Hooman pointed out that the latest UED limit was obtained at CDF using Run 1 data! The lower limit is at 280 GeV. I rushed to check and by jove, he is right: what a jolly gathering of lazy bums CDF is! No results from Run II have been produced [and may I say, I see none in preparation either… Maybe D0 does ?]

The Randall-Sundrum model with a 4-dimensional Standard Model (1999) has its pros: a natural Planck-weak hierarchy, and striking signals. However, the fundamental cut-off is of the order of a TeV, and this is dangerous. [There follows a sentence I cannot make much sense of… Explanations by experts is appreciated here:] Standard Model flavor from a warped bulk: it was realized by placing the SM in the 5-dimensional bulk; the bulk has all SM particles in it. One wants to keep the Higgs boson localized  to the 4-D brane. Localizing the zero-mode of fermions, and fermions have fundamental scale which gives  a higher effective scale. This modifies the RS phenomenology quite a bit because now couplings get diluted. To place the collider reaches in perspective, assume bulk profiles for fermions, realistic flavor. KK gluon exchange contribution: one is required $M_{KK}>20 TeV$, 1-2 TeV is not favored by these  bulk models. So if you want to explain flavor and other things in these models you are  pushed to higher scales. [Ok, back to better understood sentences.]

In conclusion, Hooman explained that extra dimensions offer the possibility to solve the hierarchy problem, and shed light on the flavor sector of the SM. New phenomena can be discovered at TeV scale. He asked the audience to acknowledge that a discovery of extra dimensions would be a fundamental revolution in science, and as far as I could detect, nobody objected.
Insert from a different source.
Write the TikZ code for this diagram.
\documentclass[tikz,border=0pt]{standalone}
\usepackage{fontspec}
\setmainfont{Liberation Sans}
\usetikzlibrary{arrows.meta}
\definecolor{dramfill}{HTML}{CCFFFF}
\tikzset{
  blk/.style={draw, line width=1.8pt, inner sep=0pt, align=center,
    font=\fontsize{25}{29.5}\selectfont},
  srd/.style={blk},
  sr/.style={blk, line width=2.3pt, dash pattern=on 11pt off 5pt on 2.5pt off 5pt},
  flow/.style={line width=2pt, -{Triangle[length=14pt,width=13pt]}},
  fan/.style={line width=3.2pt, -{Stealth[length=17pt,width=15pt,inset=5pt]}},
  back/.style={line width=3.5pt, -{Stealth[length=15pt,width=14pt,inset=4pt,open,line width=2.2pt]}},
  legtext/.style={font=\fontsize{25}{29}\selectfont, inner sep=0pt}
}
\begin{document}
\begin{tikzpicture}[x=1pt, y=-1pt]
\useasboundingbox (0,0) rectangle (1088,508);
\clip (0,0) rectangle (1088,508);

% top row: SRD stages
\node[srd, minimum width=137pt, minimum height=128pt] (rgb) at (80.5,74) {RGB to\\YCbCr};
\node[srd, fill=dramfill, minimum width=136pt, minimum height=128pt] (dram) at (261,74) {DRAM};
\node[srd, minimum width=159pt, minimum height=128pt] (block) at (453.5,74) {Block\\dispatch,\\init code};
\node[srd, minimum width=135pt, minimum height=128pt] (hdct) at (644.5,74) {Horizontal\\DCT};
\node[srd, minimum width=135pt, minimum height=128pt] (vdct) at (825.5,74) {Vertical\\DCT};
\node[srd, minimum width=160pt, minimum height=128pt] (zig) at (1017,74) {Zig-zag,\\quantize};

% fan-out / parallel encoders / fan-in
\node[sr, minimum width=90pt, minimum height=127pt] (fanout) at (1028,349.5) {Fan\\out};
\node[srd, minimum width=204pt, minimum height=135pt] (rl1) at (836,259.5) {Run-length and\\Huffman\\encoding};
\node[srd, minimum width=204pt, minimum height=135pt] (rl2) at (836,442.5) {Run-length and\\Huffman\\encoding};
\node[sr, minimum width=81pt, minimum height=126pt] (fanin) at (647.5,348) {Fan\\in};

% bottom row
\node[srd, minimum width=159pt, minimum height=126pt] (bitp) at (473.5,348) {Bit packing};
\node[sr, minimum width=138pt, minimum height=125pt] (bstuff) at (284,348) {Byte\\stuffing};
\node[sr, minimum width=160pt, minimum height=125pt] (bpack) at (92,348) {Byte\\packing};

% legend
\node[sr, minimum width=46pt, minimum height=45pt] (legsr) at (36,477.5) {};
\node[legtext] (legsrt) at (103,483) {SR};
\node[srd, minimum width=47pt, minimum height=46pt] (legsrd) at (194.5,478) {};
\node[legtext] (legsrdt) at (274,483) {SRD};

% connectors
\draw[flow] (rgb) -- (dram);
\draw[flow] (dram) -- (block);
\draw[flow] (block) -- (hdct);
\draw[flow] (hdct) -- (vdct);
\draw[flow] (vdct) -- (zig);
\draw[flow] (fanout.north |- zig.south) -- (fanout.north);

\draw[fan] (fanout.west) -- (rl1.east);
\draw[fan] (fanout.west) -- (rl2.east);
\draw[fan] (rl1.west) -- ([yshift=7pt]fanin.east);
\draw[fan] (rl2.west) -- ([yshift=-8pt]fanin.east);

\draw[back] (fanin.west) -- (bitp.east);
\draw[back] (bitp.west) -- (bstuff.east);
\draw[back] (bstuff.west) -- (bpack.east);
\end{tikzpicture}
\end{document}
He concluded by saying that various scenarios can be tested at the LHC.  The original Randall-Sundrum model had rosier signals, but once one introduces more sophistication, signals may become more elusive. This is true also for LED, where black hole signals could be less obvious or likely.

1. Alejandro Rivero - May 25, 2008

Old-fashioned Kaluza Klein extra dimensions could have a role at the mathematical level: unbroken standard model needs 7 extra dimensions (for an action of SU3xSU2xU1); completely broken standard model needs 5 extra dimensions (for an action of SU3xU1); and the GSW-broken standard model lives somewhere in the middle. Also, stringers like to speak of 6 extra dimensions, and Connes-Chamseddine speaks of dimension 6 mod 8 KO for its version of the standard model.

2. dorigo - May 26, 2008

Ok, but why are these required to be of the KK type ? That is, I do not understand well what makes them different from other kinds (I admit, I did not read the papers)…

Cheers,
T.

3. Alejandro Rivero - May 27, 2008

Indeed, a big issue about string theoretists is that they keep divulgating about Kaluza Klein, while their procedure to obtain gauge groups is not the one of Kaluza Klein theories, as far as I can understand. They get the gauge groups from putative SO(32) or E8xE8 symmetries coming from the quantum strings, more akin to flavour groups, only that in the string these flavour groups are local gauge groups too. The extra dimensions in the string sometimes seem to have a role to break the symmetry, sometimes seem to produce the generations, sometimes they are pretty ignored.